GIVEN TASK
All of the lines below are to be printed again exactly; images are excluded from the output.

GIVEN INFORMATION
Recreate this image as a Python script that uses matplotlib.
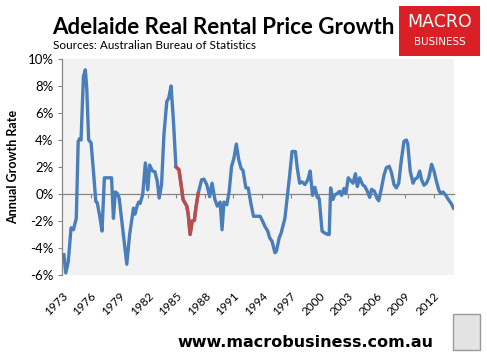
import matplotlib.pyplot as plt
from matplotlib.patches import Rectangle
import numpy as np

# Annual real rental price growth (%)
years = [1973.2, 1973.4, 1973.66, 1973.95, 1974.2, 1974.5, 1974.7, 1974.85, 1975.0, 1975.25,
         1975.45, 1975.6, 1975.8, 1976.05, 1976.3, 1976.55, 1976.7, 1977.0, 1977.2, 1977.45,
         1977.7, 1978.0, 1978.2, 1978.4, 1978.6, 1978.8, 1979.0, 1979.4, 1979.8, 1980.1,
         1980.5, 1980.65, 1980.9, 1981.05, 1981.2, 1981.47, 1981.75, 1982.0, 1982.2, 1982.5,
         1982.75, 1983.0, 1983.2, 1983.45, 1983.7, 1984.0, 1984.2, 1984.45, 1984.7, 1984.96,
         1985.28, 1985.55, 1985.7, 1986.1, 1986.25, 1986.45, 1986.67, 1986.9, 1987.05, 1987.3,
         1987.65, 1987.9, 1988.2, 1988.5, 1988.75, 1989.05, 1989.3, 1989.6, 1989.8, 1990.0,
         1990.3, 1990.55, 1990.8, 1991.05, 1991.3, 1991.55, 1991.8, 1992.0, 1992.3, 1992.55,
         1992.8, 1993.1, 1993.4, 1993.8, 1994.05, 1994.3, 1994.6, 1994.8, 1995.05, 1995.35,
         1995.5, 1995.8, 1996.0, 1996.4, 1996.65, 1996.9, 1997.15, 1997.5, 1997.7, 1997.95,
         1998.2, 1998.5, 1998.8, 1999.05, 1999.3, 1999.55, 1999.8, 2000.0, 2000.3, 2000.6,
         2000.9, 2001.05, 2001.2, 2001.45, 2001.6, 2001.9, 2002.15, 2002.35, 2002.6, 2002.8,
         2003.05, 2003.3, 2003.55, 2003.8, 2004.0, 2004.25, 2004.55, 2004.8, 2005.05, 2005.3,
         2005.5, 2005.8, 2006.05, 2006.25, 2006.5, 2006.8, 2007.05, 2007.35, 2007.6, 2007.85,
         2008.1, 2008.35, 2008.6, 2008.9, 2009.15, 2009.3, 2009.55, 2009.85, 2010.05, 2010.3,
         2010.55, 2010.75, 2011.0, 2011.25, 2011.5, 2011.8, 2012.05, 2012.3, 2012.55, 2012.75,
         2013.0, 2013.3, 2013.5, 2013.85, 2014.1]
growth = [-4.5, -5.85, -5.0, -2.5, -2.65, -1.8, 3.9, 4.1, 4.0, 8.7,
          9.2, 7.8, 4.0, 3.8, 1.7, -0.55, -0.65, -1.8, -2.75, 1.2,
          1.2, 1.2, 1.2, -1.8, 0.15, 0.05, -0.3, -2.75, -5.2, -3.0,
          -1.05, -1.5, -0.85, -0.6, -0.7, -0.05, 2.3, 0.3, 2.15, 1.7,
          1.65, 0.95, -0.3, 0.7, 4.4, 6.85, 7.1, 8.0, 5.4, 2.0,
          1.8, 0.45, -0.4, -0.9, -1.5, -3.0, -2.0, -1.95, -1.05, 0.05,
          1.05, 1.1, 0.7, -0.2, 0.8, -0.4, -0.9, -0.6, -2.65, -0.6,
          -0.8, 0.2, 2.05, 2.65, 3.7, 2.55, 1.9, 1.75, 0.45, 0.45,
          -0.6, -1.65, -1.65, -1.65, -2.0, -2.4, -2.75, -3.25, -3.5, -4.35,
          -4.25, -3.25, -2.9, -1.8, -0.2, 1.4, 3.15, 3.15, 1.9, 0.8,
          0.9, 0.7, 1.05, 1.7, -0.1, 0.5, -0.25, -0.35, -2.75, -2.9,
          -3.0, -3.0, 0.45, -0.4, -0.1, 0.05, 0.2, -0.1, 0.4, 0.05,
          1.2, 1.0, 0.8, 1.5, 0.55, 1.2, 0.7, 0.55, 0.2, -0.25,
          0.35, 0.2, -0.3, -0.5, 0.3, 1.4, 1.95, 2.05, 1.55, 0.7,
          0.45, 0.8, 2.4, 3.9, 4.0, 3.7, 1.7, 0.8, 1.1, 1.2,
          1.7, 1.05, 0.65, 0.8, 1.2, 2.2, 1.7, 0.95, 0.3, 0.05,
          0.15, -0.1, -0.35, -0.7, -1.05]

highlight = (1984.96, 1987.3)   # period drawn in red
tick_years = list(range(1973, 2013, 3))
y_ticks = [-6, -4, -2, 0, 2, 4, 6, 8, 10]

years = np.array(years)
growth = np.array(growth)

plt.rcParams['font.family'] = ['Lato', 'DejaVu Sans']

fig = plt.figure(figsize=(4.87, 3.56), dpi=100)
ax = fig.add_axes([62 / 487, 1 - 275 / 356, 392 / 487, 216 / 356])
ax.set_facecolor('#F2F2F2')

ax.plot(years, growth, color='#4A7EBB', lw=2.4, solid_joinstyle='round', zorder=3)
m = (years >= highlight[0]) & (years <= highlight[1])
ax.plot(years[m], growth[m], color='#BE4B48', lw=2.4, solid_joinstyle='round', zorder=4)

ax.set_xlim(1973.0, 2014.15)
ax.set_ylim(-6, 10)

# y axis
ax.set_yticks(y_ticks)
ax.set_yticklabels([f'{v}%' for v in y_ticks], fontsize=9.5)
ax.tick_params(axis='y', direction='out', length=3, color='#868686', pad=3)
ax.spines['left'].set_color('#868686')
ax.spines['left'].set_linewidth(0.9)
for s in ['top', 'right']:
    ax.spines[s].set_visible(False)

# horizontal axis sits at 0, labels at the bottom
ax.spines['bottom'].set_position(('data', 0))
ax.spines['bottom'].set_color('#868686')
ax.spines['bottom'].set_linewidth(0.9)
ax.spines['bottom'].set_zorder(2)
ax.set_xticks(tick_years)
ax.tick_params(axis='x', direction='out', length=3, color='#868686', labelbottom=False)

sec = ax.secondary_xaxis(0)
sec.set_xticks(tick_years)
sec.set_xticklabels([str(y) for y in tick_years], rotation=45, ha='right',
                    rotation_mode='anchor', fontsize=8.5)
sec.tick_params(length=0, pad=11)
sec.spines['bottom'].set_visible(False)

ax.set_ylabel('Annual Growth Rate', fontsize=9, fontweight='bold', labelpad=6)

# titles
fig.text(52 / 487, 1 - 34 / 356, 'Adelaide Real Rental Price Growth',
         fontsize=16, fontweight='bold', ha='left', va='baseline')
fig.text(53 / 487, 1 - 49 / 356, 'Sources: Australian Bureau of Statistics',
         fontsize=8.5, ha='left', va='baseline')

# logo
fig.patches.append(Rectangle((399 / 487, 1 - 56 / 356), 81 / 487, 50 / 356,
                             transform=fig.transFigure, facecolor='#DA1F26',
                             edgecolor='none'))
fig.text(439.5 / 487, 1 - 27 / 356, 'MACRO', color='white', fontsize=12.5,
         ha='center', va='baseline', family=['DejaVu Sans'])
fig.text(439.5 / 487, 1 - 45 / 356, 'BUSINESS', color='white', fontsize=7.5,
         ha='center', va='baseline', family=['DejaVu Sans'])

# footer
fig.text(433 / 487, 1 - 347 / 356, 'www.macrobusiness.com.au', fontsize=11.5,
         fontweight='bold', ha='right', va='baseline', family=['DejaVu Sans'])
fig.patches.append(Rectangle((453 / 487, 1 - 350 / 356), 27 / 487, 36 / 356,
                             transform=fig.transFigure, facecolor='#E3E3E3',
                             edgecolor='#9A9A9A', lw=1))

fig.savefig('out.png', dpi=100)
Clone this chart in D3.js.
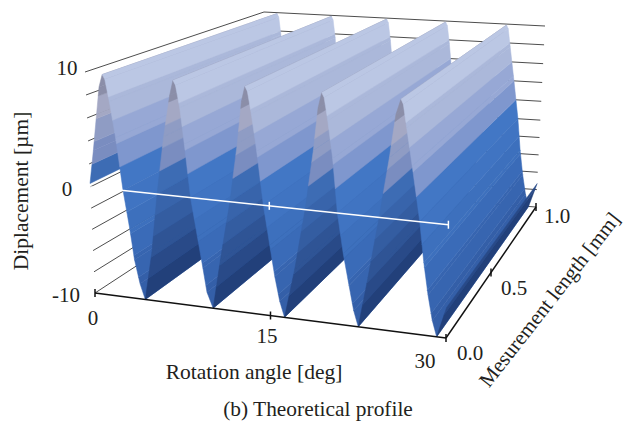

COMPLETED TASK
Recreate this image as a Python script that uses matplotlib.
import matplotlib.pyplot as plt
from matplotlib.patches import Rectangle
import numpy as np

# Annual real rental price growth (%)
years = [1973.2, 1973.4, 1973.66, 1973.95, 1974.2, 1974.5, 1974.7, 1974.85, 1975.0, 1975.25,
         1975.45, 1975.6, 1975.8, 1976.05, 1976.3, 1976.55, 1976.7, 1977.0, 1977.2, 1977.45,
         1977.7, 1978.0, 1978.2, 1978.4, 1978.6, 1978.8, 1979.0, 1979.4, 1979.8, 1980.1,
         1980.5, 1980.65, 1980.9, 1981.05, 1981.2, 1981.47, 1981.75, 1982.0, 1982.2, 1982.5,
         1982.75, 1983.0, 1983.2, 1983.45, 1983.7, 1984.0, 1984.2, 1984.45, 1984.7, 1984.96,
         1985.28, 1985.55, 1985.7, 1986.1, 1986.25, 1986.45, 1986.67, 1986.9, 1987.05, 1987.3,
         1987.65, 1987.9, 1988.2, 1988.5, 1988.75, 1989.05, 1989.3, 1989.6, 1989.8, 1990.0,
         1990.3, 1990.55, 1990.8, 1991.05, 1991.3, 1991.55, 1991.8, 1992.0, 1992.3, 1992.55,
         1992.8, 1993.1, 1993.4, 1993.8, 1994.05, 1994.3, 1994.6, 1994.8, 1995.05, 1995.35,
         1995.5, 1995.8, 1996.0, 1996.4, 1996.65, 1996.9, 1997.15, 1997.5, 1997.7, 1997.95,
         1998.2, 1998.5, 1998.8, 1999.05, 1999.3, 1999.55, 1999.8, 2000.0, 2000.3, 2000.6,
         2000.9, 2001.05, 2001.2, 2001.45, 2001.6, 2001.9, 2002.15, 2002.35, 2002.6, 2002.8,
         2003.05, 2003.3, 2003.55, 2003.8, 2004.0, 2004.25, 2004.55, 2004.8, 2005.05, 2005.3,
         2005.5, 2005.8, 2006.05, 2006.25, 2006.5, 2006.8, 2007.05, 2007.35, 2007.6, 2007.85,
         2008.1, 2008.35, 2008.6, 2008.9, 2009.15, 2009.3, 2009.55, 2009.85, 2010.05, 2010.3,
         2010.55, 2010.75, 2011.0, 2011.25, 2011.5, 2011.8, 2012.05, 2012.3, 2012.55, 2012.75,
         2013.0, 2013.3, 2013.5, 2013.85, 2014.1]
growth = [-4.5, -5.85, -5.0, -2.5, -2.65, -1.8, 3.9, 4.1, 4.0, 8.7,
          9.2, 7.8, 4.0, 3.8, 1.7, -0.55, -0.65, -1.8, -2.75, 1.2,
          1.2, 1.2, 1.2, -1.8, 0.15, 0.05, -0.3, -2.75, -5.2, -3.0,
          -1.05, -1.5, -0.85, -0.6, -0.7, -0.05, 2.3, 0.3, 2.15, 1.7,
          1.65, 0.95, -0.3, 0.7, 4.4, 6.85, 7.1, 8.0, 5.4, 2.0,
          1.8, 0.45, -0.4, -0.9, -1.5, -3.0, -2.0, -1.95, -1.05, 0.05,
          1.05, 1.1, 0.7, -0.2, 0.8, -0.4, -0.9, -0.6, -2.65, -0.6,
          -0.8, 0.2, 2.05, 2.65, 3.7, 2.55, 1.9, 1.75, 0.45, 0.45,
          -0.6, -1.65, -1.65, -1.65, -2.0, -2.4, -2.75, -3.25, -3.5, -4.35,
          -4.25, -3.25, -2.9, -1.8, -0.2, 1.4, 3.15, 3.15, 1.9, 0.8,
          0.9, 0.7, 1.05, 1.7, -0.1, 0.5, -0.25, -0.35, -2.75, -2.9,
          -3.0, -3.0, 0.45, -0.4, -0.1, 0.05, 0.2, -0.1, 0.4, 0.05,
          1.2, 1.0, 0.8, 1.5, 0.55, 1.2, 0.7, 0.55, 0.2, -0.25,
          0.35, 0.2, -0.3, -0.5, 0.3, 1.4, 1.95, 2.05, 1.55, 0.7,
          0.45, 0.8, 2.4, 3.9, 4.0, 3.7, 1.7, 0.8, 1.1, 1.2,
          1.7, 1.05, 0.65, 0.8, 1.2, 2.2, 1.7, 0.95, 0.3, 0.05,
          0.15, -0.1, -0.35, -0.7, -1.05]

highlight = (1984.96, 1987.3)   # period drawn in red
tick_years = list(range(1973, 2013, 3))
y_ticks = [-6, -4, -2, 0, 2, 4, 6, 8, 10]

years = np.array(years)
growth = np.array(growth)

plt.rcParams['font.family'] = ['Lato', 'DejaVu Sans']

fig = plt.figure(figsize=(4.87, 3.56), dpi=100)
ax = fig.add_axes([62 / 487, 1 - 275 / 356, 392 / 487, 216 / 356])
ax.set_facecolor('#F2F2F2')

ax.plot(years, growth, color='#4A7EBB', lw=2.4, solid_joinstyle='round', zorder=3)
m = (years >= highlight[0]) & (years <= highlight[1])
ax.plot(years[m], growth[m], color='#BE4B48', lw=2.4, solid_joinstyle='round', zorder=4)

ax.set_xlim(1973.0, 2014.15)
ax.set_ylim(-6, 10)

# y axis
ax.set_yticks(y_ticks)
ax.set_yticklabels([f'{v}%' for v in y_ticks], fontsize=9.5)
ax.tick_params(axis='y', direction='out', length=3, color='#868686', pad=3)
ax.spines['left'].set_color('#868686')
ax.spines['left'].set_linewidth(0.9)
for s in ['top', 'right']:
    ax.spines[s].set_visible(False)

# horizontal axis sits at 0, labels at the bottom
ax.spines['bottom'].set_position(('data', 0))
ax.spines['bottom'].set_color('#868686')
ax.spines['bottom'].set_linewidth(0.9)
ax.spines['bottom'].set_zorder(2)
ax.set_xticks(tick_years)
ax.tick_params(axis='x', direction='out', length=3, color='#868686', labelbottom=False)

sec = ax.secondary_xaxis(0)
sec.set_xticks(tick_years)
sec.set_xticklabels([str(y) for y in tick_years], rotation=45, ha='right',
                    rotation_mode='anchor', fontsize=8.5)
sec.tick_params(length=0, pad=11)
sec.spines['bottom'].set_visible(False)

ax.set_ylabel('Annual Growth Rate', fontsize=9, fontweight='bold', labelpad=6)

# titles
fig.text(52 / 487, 1 - 34 / 356, 'Adelaide Real Rental Price Growth',
         fontsize=16, fontweight='bold', ha='left', va='baseline')
fig.text(53 / 487, 1 - 49 / 356, 'Sources: Australian Bureau of Statistics',
         fontsize=8.5, ha='left', va='baseline')

# logo
fig.patches.append(Rectangle((399 / 487, 1 - 56 / 356), 81 / 487, 50 / 356,
                             transform=fig.transFigure, facecolor='#DA1F26',
                             edgecolor='none'))
fig.text(439.5 / 487, 1 - 27 / 356, 'MACRO', color='white', fontsize=12.5,
         ha='center', va='baseline', family=['DejaVu Sans'])
fig.text(439.5 / 487, 1 - 45 / 356, 'BUSINESS', color='white', fontsize=7.5,
         ha='center', va='baseline', family=['DejaVu Sans'])

# footer
fig.text(433 / 487, 1 - 347 / 356, 'www.macrobusiness.com.au', fontsize=11.5,
         fontweight='bold', ha='right', va='baseline', family=['DejaVu Sans'])
fig.patches.append(Rectangle((453 / 487, 1 - 350 / 356), 27 / 487, 36 / 356,
                             transform=fig.transFigure, facecolor='#E3E3E3',
                             edgecolor='#9A9A9A', lw=1))

fig.savefig('out.png', dpi=100)
Clone this chart in D3.js.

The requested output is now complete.